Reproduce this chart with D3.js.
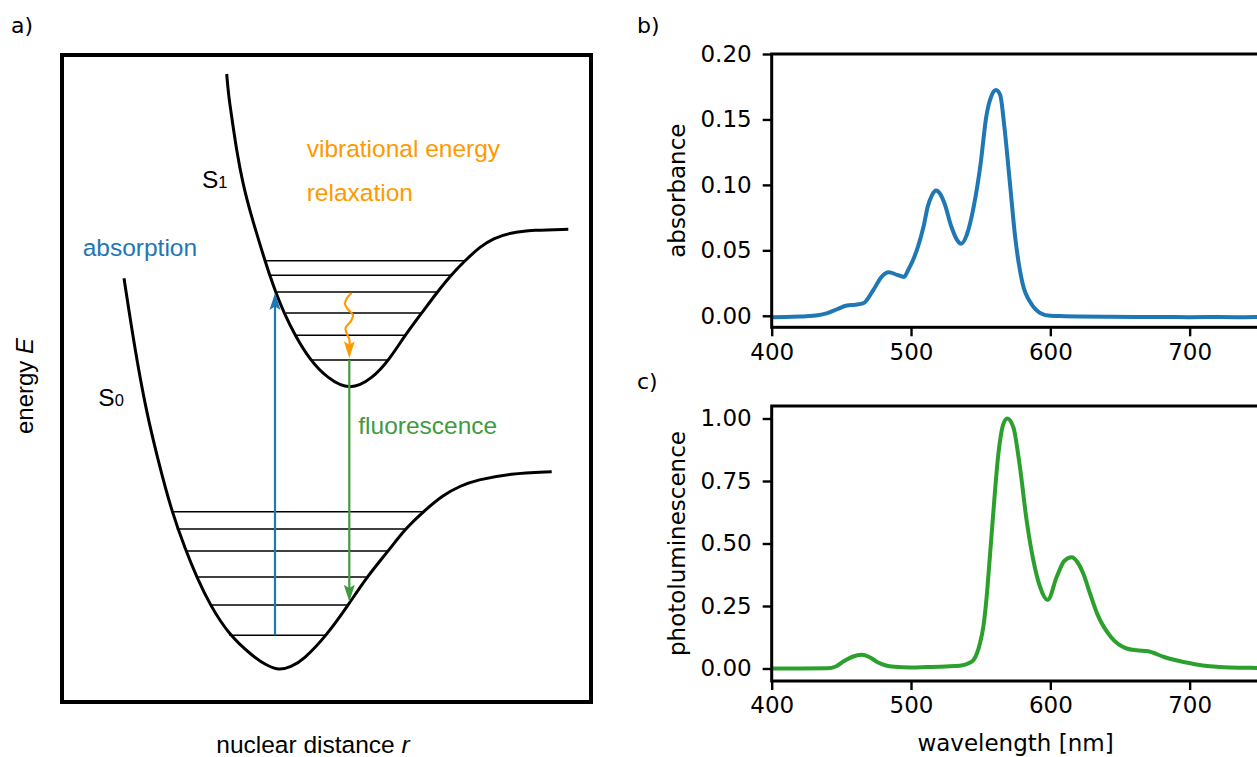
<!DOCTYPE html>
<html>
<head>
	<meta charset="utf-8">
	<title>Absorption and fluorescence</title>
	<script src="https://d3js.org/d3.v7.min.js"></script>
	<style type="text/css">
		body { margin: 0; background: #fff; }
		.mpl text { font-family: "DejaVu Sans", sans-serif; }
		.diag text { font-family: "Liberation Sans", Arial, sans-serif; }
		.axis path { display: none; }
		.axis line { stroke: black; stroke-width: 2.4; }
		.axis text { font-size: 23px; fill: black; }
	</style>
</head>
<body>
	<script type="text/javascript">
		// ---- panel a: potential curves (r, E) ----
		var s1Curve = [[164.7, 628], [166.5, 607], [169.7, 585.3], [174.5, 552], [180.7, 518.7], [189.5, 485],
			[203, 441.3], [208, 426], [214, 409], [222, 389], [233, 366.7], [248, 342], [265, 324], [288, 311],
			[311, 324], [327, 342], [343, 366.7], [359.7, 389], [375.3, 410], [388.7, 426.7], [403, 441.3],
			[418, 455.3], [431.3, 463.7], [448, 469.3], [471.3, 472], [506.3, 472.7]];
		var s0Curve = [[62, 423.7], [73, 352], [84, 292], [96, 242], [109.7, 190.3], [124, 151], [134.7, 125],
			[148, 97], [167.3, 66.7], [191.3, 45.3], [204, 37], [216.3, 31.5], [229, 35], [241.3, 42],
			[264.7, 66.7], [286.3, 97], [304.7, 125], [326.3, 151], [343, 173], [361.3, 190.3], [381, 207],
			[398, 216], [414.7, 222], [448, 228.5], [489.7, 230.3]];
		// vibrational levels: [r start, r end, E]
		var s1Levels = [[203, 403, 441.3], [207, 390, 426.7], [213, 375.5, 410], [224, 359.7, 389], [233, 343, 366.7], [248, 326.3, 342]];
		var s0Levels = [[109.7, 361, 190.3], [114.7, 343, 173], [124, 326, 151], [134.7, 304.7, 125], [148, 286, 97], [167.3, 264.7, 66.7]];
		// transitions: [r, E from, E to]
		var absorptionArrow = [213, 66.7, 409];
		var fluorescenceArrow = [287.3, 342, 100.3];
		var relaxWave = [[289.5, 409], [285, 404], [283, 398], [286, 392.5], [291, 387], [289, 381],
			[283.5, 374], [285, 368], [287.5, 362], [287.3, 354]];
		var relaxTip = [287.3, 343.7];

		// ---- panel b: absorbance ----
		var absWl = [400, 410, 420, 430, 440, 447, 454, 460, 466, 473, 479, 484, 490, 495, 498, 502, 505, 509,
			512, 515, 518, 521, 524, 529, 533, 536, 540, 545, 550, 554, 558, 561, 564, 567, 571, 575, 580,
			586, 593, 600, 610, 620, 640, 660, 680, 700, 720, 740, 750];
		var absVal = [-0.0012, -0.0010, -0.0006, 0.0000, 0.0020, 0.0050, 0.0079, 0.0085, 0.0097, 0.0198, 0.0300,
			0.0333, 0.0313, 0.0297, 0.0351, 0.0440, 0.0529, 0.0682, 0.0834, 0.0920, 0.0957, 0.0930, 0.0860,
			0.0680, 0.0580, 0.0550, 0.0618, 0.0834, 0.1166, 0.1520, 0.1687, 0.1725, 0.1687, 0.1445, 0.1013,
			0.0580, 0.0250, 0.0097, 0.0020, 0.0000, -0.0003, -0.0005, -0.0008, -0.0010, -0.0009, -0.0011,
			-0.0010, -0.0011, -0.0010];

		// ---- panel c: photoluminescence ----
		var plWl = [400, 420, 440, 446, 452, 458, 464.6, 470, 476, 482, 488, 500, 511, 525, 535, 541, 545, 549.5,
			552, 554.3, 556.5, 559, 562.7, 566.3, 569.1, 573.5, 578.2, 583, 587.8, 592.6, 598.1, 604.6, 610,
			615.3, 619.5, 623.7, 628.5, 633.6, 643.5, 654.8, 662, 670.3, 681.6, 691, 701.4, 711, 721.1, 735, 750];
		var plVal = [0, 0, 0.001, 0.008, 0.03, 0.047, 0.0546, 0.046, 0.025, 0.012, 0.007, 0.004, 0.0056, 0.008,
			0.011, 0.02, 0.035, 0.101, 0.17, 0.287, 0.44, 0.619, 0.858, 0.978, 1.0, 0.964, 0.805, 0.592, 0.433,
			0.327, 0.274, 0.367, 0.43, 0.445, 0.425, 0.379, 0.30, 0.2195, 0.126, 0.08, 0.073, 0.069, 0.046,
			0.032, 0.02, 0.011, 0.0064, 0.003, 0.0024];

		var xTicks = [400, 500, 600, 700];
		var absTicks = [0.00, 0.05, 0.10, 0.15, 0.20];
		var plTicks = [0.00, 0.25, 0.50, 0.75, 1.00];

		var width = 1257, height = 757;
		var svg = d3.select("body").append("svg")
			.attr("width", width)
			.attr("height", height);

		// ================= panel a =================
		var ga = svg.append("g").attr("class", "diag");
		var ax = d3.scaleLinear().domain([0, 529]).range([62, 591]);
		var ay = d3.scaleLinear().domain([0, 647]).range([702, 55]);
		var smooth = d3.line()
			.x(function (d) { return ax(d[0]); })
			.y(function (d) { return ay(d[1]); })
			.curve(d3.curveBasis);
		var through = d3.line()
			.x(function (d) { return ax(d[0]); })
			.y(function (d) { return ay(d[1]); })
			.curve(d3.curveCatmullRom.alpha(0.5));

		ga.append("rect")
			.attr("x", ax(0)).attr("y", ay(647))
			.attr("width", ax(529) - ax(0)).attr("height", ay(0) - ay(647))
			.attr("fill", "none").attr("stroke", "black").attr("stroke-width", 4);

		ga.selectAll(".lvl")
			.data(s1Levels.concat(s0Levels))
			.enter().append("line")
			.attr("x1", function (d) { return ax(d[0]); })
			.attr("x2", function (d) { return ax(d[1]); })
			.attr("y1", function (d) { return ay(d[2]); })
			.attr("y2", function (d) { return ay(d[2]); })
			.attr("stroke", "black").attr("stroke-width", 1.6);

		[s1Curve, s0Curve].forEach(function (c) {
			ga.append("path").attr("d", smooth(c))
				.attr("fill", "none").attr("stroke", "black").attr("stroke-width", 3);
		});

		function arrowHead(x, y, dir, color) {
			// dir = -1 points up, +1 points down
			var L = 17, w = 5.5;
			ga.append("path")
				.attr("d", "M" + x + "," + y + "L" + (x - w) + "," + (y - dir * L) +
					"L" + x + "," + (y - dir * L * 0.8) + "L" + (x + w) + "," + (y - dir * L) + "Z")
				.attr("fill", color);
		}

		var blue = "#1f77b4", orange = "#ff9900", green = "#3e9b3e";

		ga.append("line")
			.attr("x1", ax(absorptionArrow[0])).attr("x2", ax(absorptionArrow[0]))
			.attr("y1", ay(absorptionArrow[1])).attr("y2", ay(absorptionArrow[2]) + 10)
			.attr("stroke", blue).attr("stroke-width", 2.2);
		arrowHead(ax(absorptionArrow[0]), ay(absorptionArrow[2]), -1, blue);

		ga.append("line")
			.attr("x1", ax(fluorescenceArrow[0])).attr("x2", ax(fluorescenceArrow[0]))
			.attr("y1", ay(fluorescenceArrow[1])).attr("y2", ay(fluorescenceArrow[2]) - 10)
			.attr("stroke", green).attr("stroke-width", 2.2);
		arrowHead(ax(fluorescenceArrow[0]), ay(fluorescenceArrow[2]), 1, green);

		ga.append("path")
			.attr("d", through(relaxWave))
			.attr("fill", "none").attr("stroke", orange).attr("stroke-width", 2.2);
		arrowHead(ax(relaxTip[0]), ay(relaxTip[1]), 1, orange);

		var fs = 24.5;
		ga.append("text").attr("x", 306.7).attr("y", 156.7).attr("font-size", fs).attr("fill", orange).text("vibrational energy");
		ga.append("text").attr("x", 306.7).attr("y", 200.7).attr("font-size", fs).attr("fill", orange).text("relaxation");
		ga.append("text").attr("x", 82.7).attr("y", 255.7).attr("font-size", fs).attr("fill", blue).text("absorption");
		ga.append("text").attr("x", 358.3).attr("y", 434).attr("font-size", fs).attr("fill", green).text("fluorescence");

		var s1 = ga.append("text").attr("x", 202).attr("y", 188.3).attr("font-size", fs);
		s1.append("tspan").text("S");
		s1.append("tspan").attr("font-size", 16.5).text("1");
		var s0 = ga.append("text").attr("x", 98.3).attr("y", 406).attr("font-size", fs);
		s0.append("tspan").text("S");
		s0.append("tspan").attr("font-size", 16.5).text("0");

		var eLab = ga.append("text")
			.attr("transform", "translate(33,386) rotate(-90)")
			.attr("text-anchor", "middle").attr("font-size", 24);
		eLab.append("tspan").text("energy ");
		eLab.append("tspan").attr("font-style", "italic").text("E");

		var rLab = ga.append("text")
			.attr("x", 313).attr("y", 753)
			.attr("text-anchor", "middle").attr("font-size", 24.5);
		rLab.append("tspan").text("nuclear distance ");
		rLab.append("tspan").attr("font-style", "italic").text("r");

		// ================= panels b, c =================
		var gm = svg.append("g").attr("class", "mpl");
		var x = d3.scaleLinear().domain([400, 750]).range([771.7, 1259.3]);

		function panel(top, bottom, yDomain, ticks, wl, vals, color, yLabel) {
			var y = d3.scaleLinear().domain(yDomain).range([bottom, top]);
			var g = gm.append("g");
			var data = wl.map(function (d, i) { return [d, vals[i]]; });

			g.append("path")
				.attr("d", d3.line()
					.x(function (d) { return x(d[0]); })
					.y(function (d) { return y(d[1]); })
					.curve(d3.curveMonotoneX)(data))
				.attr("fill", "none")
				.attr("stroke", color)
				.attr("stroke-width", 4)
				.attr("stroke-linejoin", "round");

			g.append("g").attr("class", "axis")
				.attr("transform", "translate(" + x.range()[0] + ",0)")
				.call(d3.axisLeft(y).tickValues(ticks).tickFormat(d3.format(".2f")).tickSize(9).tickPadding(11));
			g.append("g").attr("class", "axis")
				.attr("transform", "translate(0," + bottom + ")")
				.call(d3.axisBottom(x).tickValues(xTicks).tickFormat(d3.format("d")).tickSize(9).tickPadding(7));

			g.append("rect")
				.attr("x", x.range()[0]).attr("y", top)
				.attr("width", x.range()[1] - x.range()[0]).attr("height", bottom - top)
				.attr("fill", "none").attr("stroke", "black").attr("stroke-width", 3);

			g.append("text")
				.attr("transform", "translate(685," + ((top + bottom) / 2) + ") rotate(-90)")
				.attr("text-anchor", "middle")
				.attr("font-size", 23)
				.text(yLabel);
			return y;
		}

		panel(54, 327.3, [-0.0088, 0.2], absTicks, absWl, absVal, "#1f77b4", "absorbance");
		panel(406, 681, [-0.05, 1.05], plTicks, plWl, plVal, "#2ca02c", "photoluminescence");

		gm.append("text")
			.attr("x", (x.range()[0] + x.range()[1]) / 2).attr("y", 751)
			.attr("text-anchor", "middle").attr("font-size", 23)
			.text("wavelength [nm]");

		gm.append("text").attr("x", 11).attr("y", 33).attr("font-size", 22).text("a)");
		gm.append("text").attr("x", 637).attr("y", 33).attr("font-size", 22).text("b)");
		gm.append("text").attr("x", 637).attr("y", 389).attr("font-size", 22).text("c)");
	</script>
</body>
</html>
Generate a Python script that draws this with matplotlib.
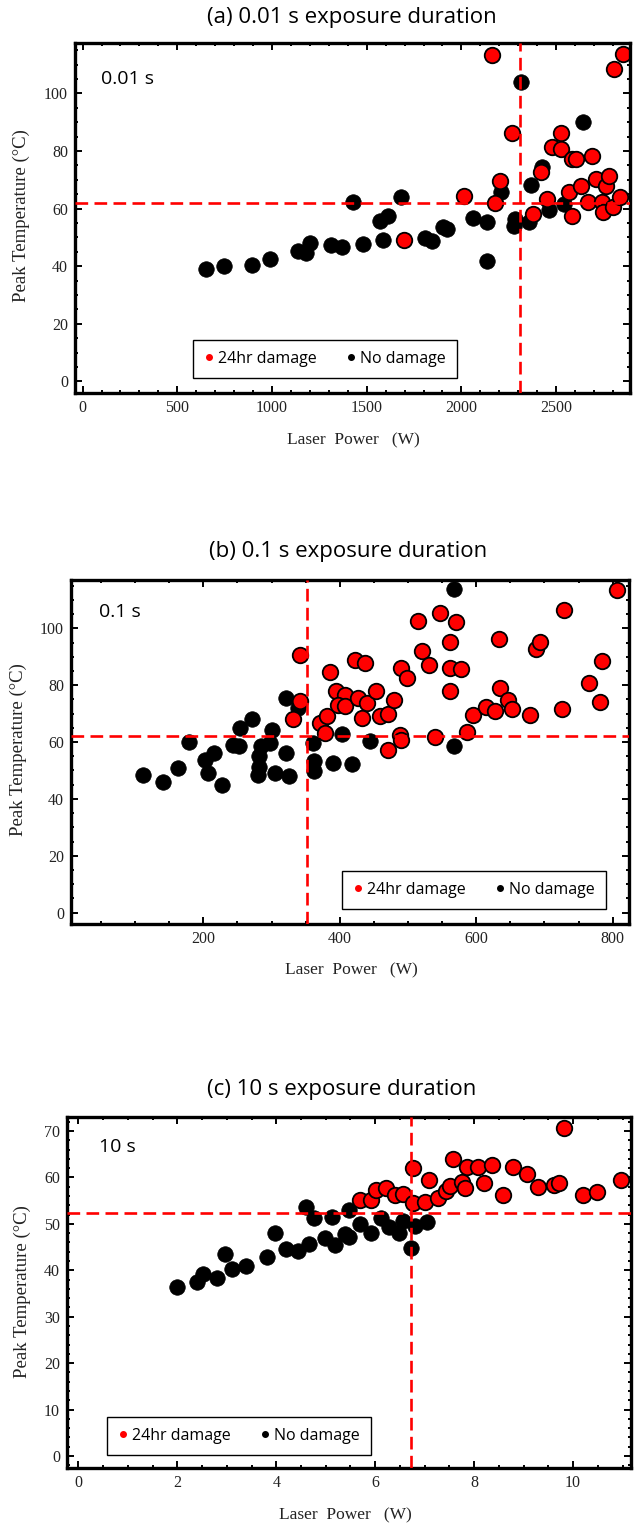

• • •

Exercise aim
Write out each line of the data that holds the string "with".

The response
Reproduce this chart with D3.js.
Generate a Python script that draws this with matplotlib.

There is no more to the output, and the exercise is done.